Jennings has written an unsettling book. He is right to link Ruby Ridge and its modern-day consequences to the prevalence of apocalyptic Christianity, and he avoids easy solutions, which is wise because they do not exist. As the FBI learned in 1992, it is one thing to shoot a woman in the head and quite another to shoot an idea out of human consciousness. Jennings writes, at one point, that it “hardly makes sense” to call dispensationalists “paranoid” because they take their faith seriously, and I must disagree. The doctrine is paranoid, and it attracts the paranoid, to whom it promises eternal domination and the eradication of their foes. If the kingdoms of Gog and Magog must exist some day, they must have predecessors somewhere on earth, and they must be enemies of the true religion. Outside those basic parameters, the kingdoms are so nebulous that they can become whatever a believer wants them to be. The doctrine offers the appearance of rigor and ultimate truth without demanding any discomfort or disquiet from those who believe. There are other ways to interpret the Bible and different ways to be Christian; this one persists because it is so damnably satisfying.

Perhaps that’s why the Antichrist is everywhere these days. I find him in places I never expected him to appear. Peter Thiel is not an Evangelical, but he is fixed on doomsday and says the Antichrist will rise soon. Usually the Antichrist is whoever and whatever he most dislikes, defined as some threat to his personal power. The wealthy are building bunkers and prepping for something ominous. Sometimes the apocalypse is a bit more tangible. After Vance Boelter killed two Democratic lawmakers in Minnesota last year, he told his wife to “prepare for war.” Reports described his Christian belief in a spiritual conflict that pits the allies of Satan against the servants of God.

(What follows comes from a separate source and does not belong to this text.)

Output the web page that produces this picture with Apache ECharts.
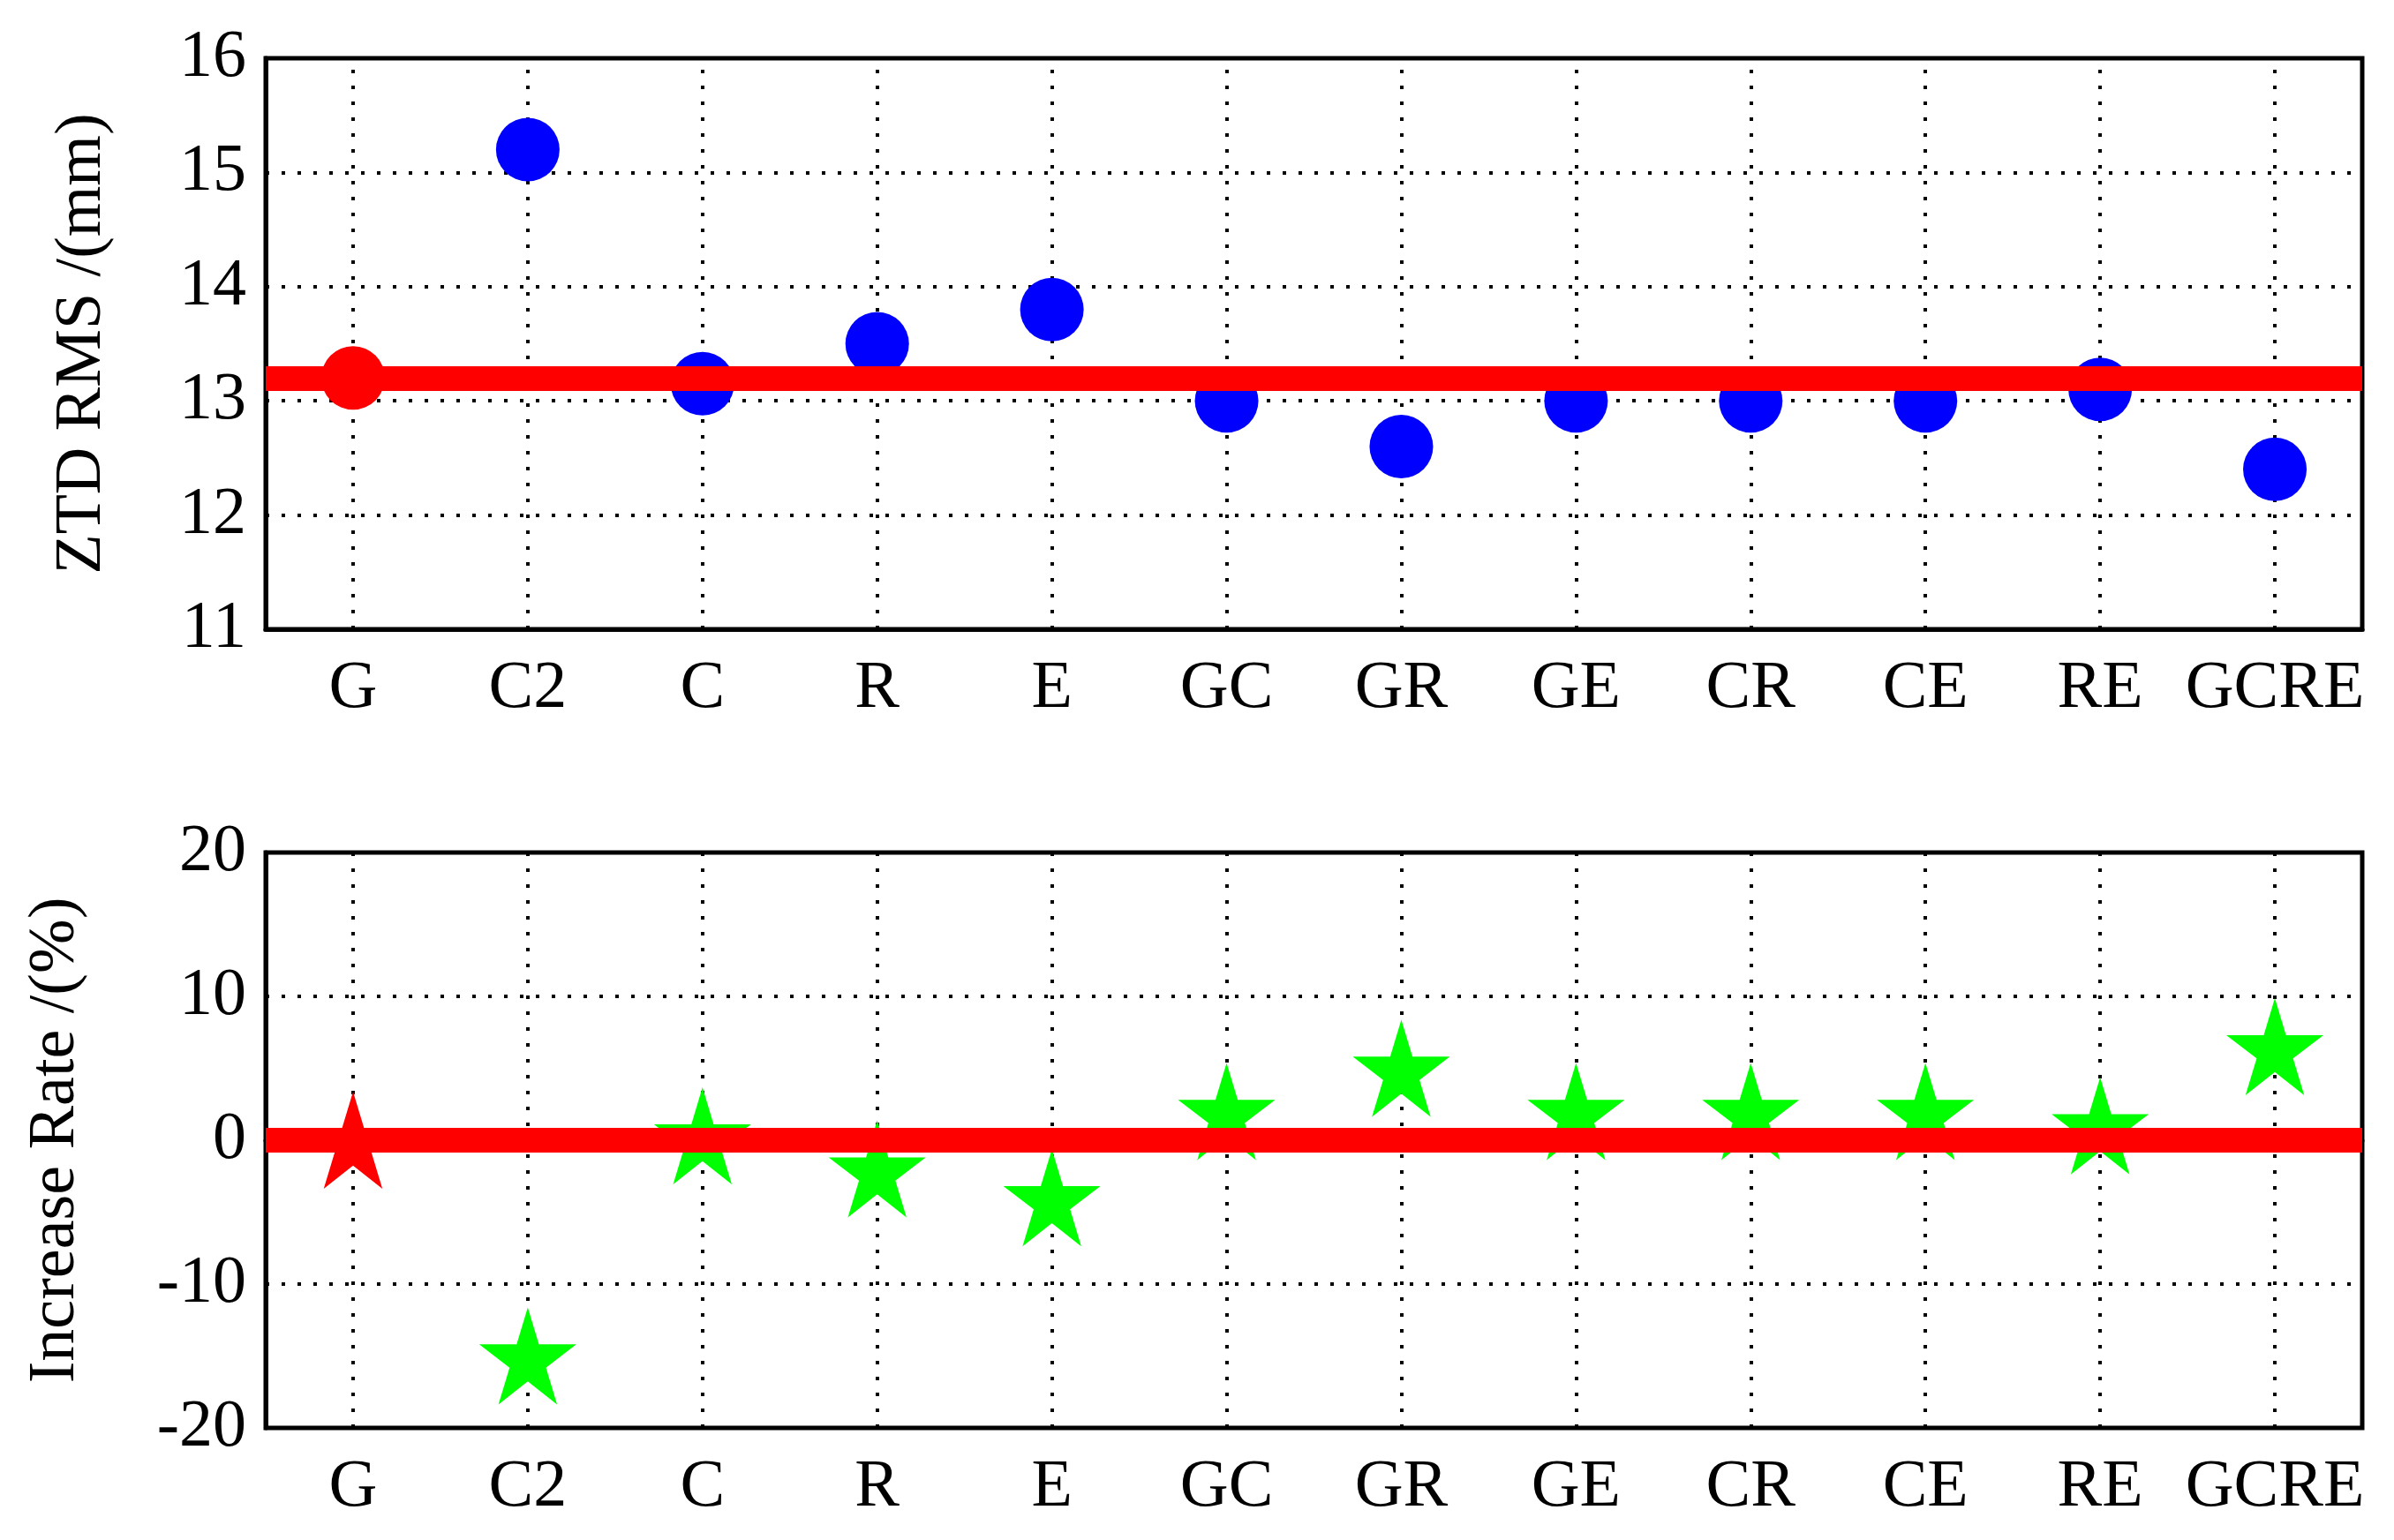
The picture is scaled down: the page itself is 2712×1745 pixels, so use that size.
<!DOCTYPE html>
<html><head><meta charset="utf-8">
<script src="https://cdn.jsdelivr.net/npm/echarts@6/dist/echarts.min.js"></script>
<style>html,body{margin:0;background:#fff}#c{width:2712px;height:1745px}</style>
</head><body><div id="c"></div>
<script>
var categories = ['G', 'C2', 'C', 'R', 'E', 'GC', 'GR', 'GE', 'CR', 'CE', 'RE', 'GCRE'];
var rmsValues = [13.2, 15.2, 13.15, 13.5, 13.8, 13.0, 12.6, 13.0, 13.0, 13.0, 13.1, 12.4];
var rateValues = [0, -15, 0.3, -2, -4, 2, 5, 2, 2, 2, 1, 6.5];
var rmsRef = 13.2;
var rateRef = 0;

var star = 'path://M50,0 L61,35 L98,35 L68,57 L79,92 L50,70 L21,92 L32,57 L2,35 L39,35 Z';
var font = 'Liberation Serif';
var myChart = echarts.init(document.getElementById('c'));

function xAx(i) {
    return {
        type: 'category', gridIndex: i, data: categories, boundaryGap: true,
        axisLine: { lineStyle: { color: '#000', width: 5 } },
        axisTick: { show: false },
        axisLabel: { color: '#000', fontFamily: font, fontSize: 76, margin: 30, interval: 0 },
        splitLine: { show: false }
    };
}
function yAx(i, min, max, step, name) {
    return {
        type: 'value', gridIndex: i, min: min, max: max, interval: step,
        name: name, nameLocation: 'middle', nameGap: i ? 200 : 170,
        nameTextStyle: { color: '#000', fontFamily: font, fontSize: 74 },
        axisLine: { show: true, lineStyle: { color: '#000', width: 5 } },
        axisTick: { show: false },
        axisLabel: { color: '#000', fontFamily: font, fontSize: 76, margin: 22 },
        splitLine: { show: true, lineStyle: { color: '#000', type: [4, 14], width: 4 } }
    };
}
function refLine(v) {
    return { silent: true, symbol: 'none', label: { show: false }, z: 10,
        lineStyle: { color: '#ff0000', width: 28, type: 'solid', opacity: 1 }, data: [{ yAxis: v }] };
}
// vertical dotted grid lines through each category centre
function vLines(i) {
    return { type: 'line', xAxisIndex: i, yAxisIndex: i, data: [], z: 1,
        markLine: { silent: true, symbol: 'none', label: { show: false },
            lineStyle: { color: '#000', type: [4, 14], width: 4, opacity: 1 },
            data: categories.map(function (c) { return { xAxis: c }; }) } };
}

var option = {
    backgroundColor: '#fff',
    animation: false,
    grid: [
        { left: 301, right: 36, top: 66, height: 647, show: true, borderColor: '#000', borderWidth: 5 },
        { left: 301, right: 36, top: 966, height: 652, show: true, borderColor: '#000', borderWidth: 5 }
    ],
    xAxis: [xAx(0), xAx(1)],
    yAxis: [yAx(0, 11, 16, 1, 'ZTD RMS /(mm)'), yAx(1, -20, 20, 10, 'Increase Rate /(%)')],
    series: [
        vLines(0), vLines(1),
        { type: 'scatter', xAxisIndex: 0, yAxisIndex: 0, symbol: 'circle', symbolSize: 72, z: 5,
          data: rmsValues.map(function (v, i) { return { value: v, itemStyle: { opacity: 1, color: i === 0 ? '#ff0000' : '#0000ff' } }; }),
          markLine: refLine(rmsRef) },
        { type: 'scatter', xAxisIndex: 1, yAxisIndex: 1, symbol: star, symbolSize: 110, z: 5,
          data: rateValues.map(function (v, i) { return { value: v, itemStyle: { opacity: 1, color: i === 0 ? '#ff0000' : '#00ff00' } }; }),
          markLine: refLine(rateRef) }
    ]
};
myChart.setOption(option);
</script></body></html>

The Christianity I knew is mutating into something else, even if the violence at its heart is the same. The scholar Matthew D. Taylor says a “victorious eschatology” or theology of the end is becoming preeminent, and it gives believers permission “to fight like (and against) hell to bring God’s kingdom to the earth.” No one wants to wait anymore. They would rather take the war straight to the enemy so they can grind him under their boots. For many on the right, the government has become a means to an end and its agents a tool of divine justice. Jennings concludes that “some measure of shared reality is a civic necessity,” and the events of Ruby Ridge illustrate “what can happen when a group of people live within myths that cannot be reconciled with life in an ever-changing society or the slow, hard work of democratic governance.” If Vicki Weaver were still alive, she might understand what he means.